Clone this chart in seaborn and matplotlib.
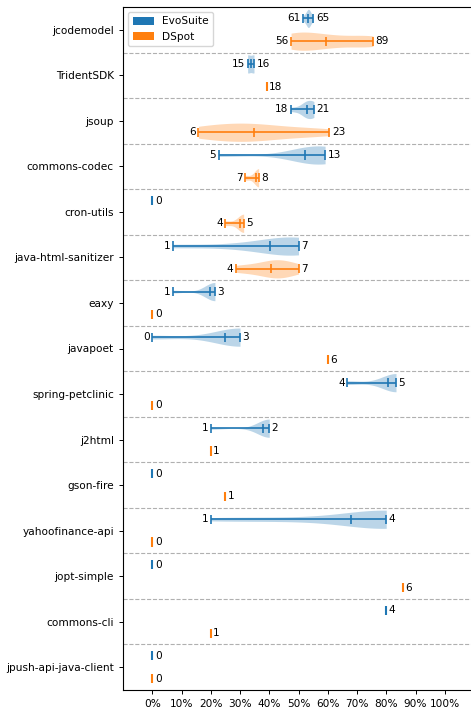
import numpy as np
import pandas as pd
import matplotlib
matplotlib.use("Agg")
import matplotlib.pyplot as plt
import seaborn as sns
from matplotlib.patches import Patch

# ---------------- data ----------------
projects = ["jcodemodel", "TridentSDK", "jsoup", "commons-codec", "cron-utils",
            "java-html-sanitizer", "eaxy", "javapoet", "spring-petclinic", "j2html",
            "gson-fire", "yahoofinance-api", "jopt-simple", "commons-cli",
            "jpush-api-java-client"]
totals = [118, 46, 38, 22, 16, 14, 14, 10, 6, 5, 4, 5, 7, 5, 10]
evosuite_runs = [
    [61, 62, 63, 63, 63, 63, 64, 65],
    [15, 15, 16, 16],
    [18, 19, 20, 20, 20, 20, 21, 21, 21, 21],
    [5, 11, 12, 12, 13, 13, 13, 13],
    [0],
    [1, 4, 6, 6, 7, 7, 7, 7],
    [1, 3, 3, 3, 3, 3, 3, 3],
    [0, 3, 3, 3, 3, 3],
    [4, 5, 5, 5, 5, 5],
    [1, 2, 2, 2, 2, 2, 2, 2, 2, 2],
    [0],
    [1, 2, 3, 4, 4, 4, 4, 4, 4, 4],
    [0],
    [4],
    [0],
]
dspot_runs = [
    [56, 56, 57, 58, 60, 62, 66, 70, 72, 76, 84, 88, 89, 89],
    [18],
    [6, 6, 8, 10, 11, 12, 13, 14, 16, 18, 21, 23],
    [7, 8, 8, 8, 8],
    [4, 5, 5, 5, 5],
    [4, 5, 6, 6, 6, 7],
    [0],
    [6],
    [0],
    [1],
    [1],
    [0],
    [6],
    [1],
    [0],
]
tools = ["EvoSuite", "DSpot"]
colors = {"EvoSuite": "#1f77b4", "DSpot": "#ff7f0e"}
xticks = list(range(0, 101, 10))

# ---------------- long-form table ----------------
rows, keys, key_tool = [], [], []
for p, n, ev, ds in zip(projects, totals, evosuite_runs, dspot_runs):
    for tool, runs in (("EvoSuite", ev), ("DSpot", ds)):
        key = f"{p} / {tool}"
        keys.append(key)
        key_tool.append(tool)
        for v in runs:
            rows.append({"key": key, "tool": tool, "count": v, "pct": 100.0 * v / n})
df = pd.DataFrame(rows)

plt.rcParams["font.family"] = ["DejaVu Sans"]
plt.rcParams["font.size"] = 7.6

fig = plt.figure(figsize=(4.71, 7.11), dpi=100)
ax = fig.add_axes([123 / 471, 1 - 690 / 711, (474 - 123) / 471, (690 - 7) / 711])

sns.violinplot(data=df, x="pct", y="key", hue="tool", order=keys, hue_order=tools,
               palette=colors, dodge=False, orient="h", inner=None, cut=0,
               density_norm="width", width=0.8, linewidth=0, saturation=1,
               alpha=0.3, legend=False, ax=ax)

lw = 1.2
for i, (key, tool) in enumerate(zip(keys, key_tool)):
    sub = df[df["key"] == key]
    c = colors[tool]
    pmin, pmax, pmean = sub["pct"].min(), sub["pct"].max(), sub["pct"].mean()
    cmin, cmax = sub["count"].min(), sub["count"].max()
    if pmax > pmin:
        ax.hlines(i, pmin, pmax, color=c, lw=lw, zorder=3)
        ax.vlines([pmin, pmean, pmax], i - 0.2, i + 0.2, color=c, lw=lw, zorder=3)
        ax.annotate(str(cmin), (pmin, i), xytext=(-1.8, 0), textcoords="offset points",
                    ha="right", va="center", fontsize=7.6)
    else:
        ax.vlines([pmin], i - 0.2, i + 0.2, color=c, lw=1.5, zorder=3)
    ax.annotate(str(cmax), (pmax, i), xytext=(1.8, 0), textcoords="offset points",
                ha="left", va="center", fontsize=7.6)

for y in np.arange(1.5, len(keys) - 1, 2):
    ax.axhline(y, color="#b0b0b0", ls="--", lw=0.8, zorder=1)

ax.set_xlim(-10, 110)
ax.set_ylim(len(keys) - 0.5, -0.5)
ax.set_xticks(xticks)
ax.set_xticklabels([f"{t}%" for t in xticks])
ax.set_yticks(np.arange(0.5, len(keys), 2))
ax.set_yticklabels(projects)
ax.set_xlabel("")
ax.set_ylabel("")
ax.tick_params(length=3.1, width=0.7)
for s in ax.spines.values():
    s.set_linewidth(0.8)

handles = [Patch(facecolor=colors[t], label=t) for t in tools]
ax.legend(handles=handles, loc="upper left", fontsize=7.6)

fig.savefig("out.png", dpi=100)
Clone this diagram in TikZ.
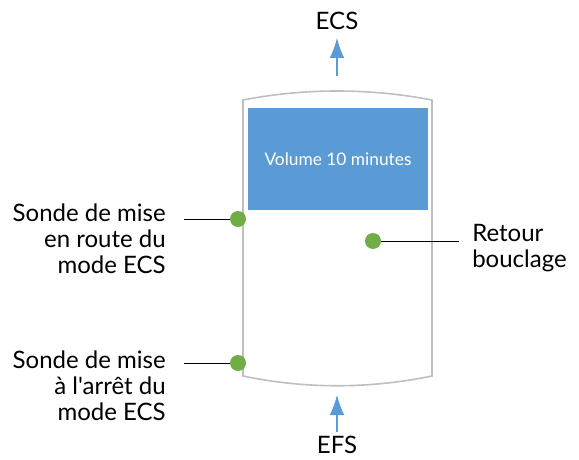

* * * *

■ **To do**: Go through the listing above and return every line where the word "this" occurs.

■ **Exercise solution**:
Clone this chart in seaborn and matplotlib.
Clone this diagram in TikZ.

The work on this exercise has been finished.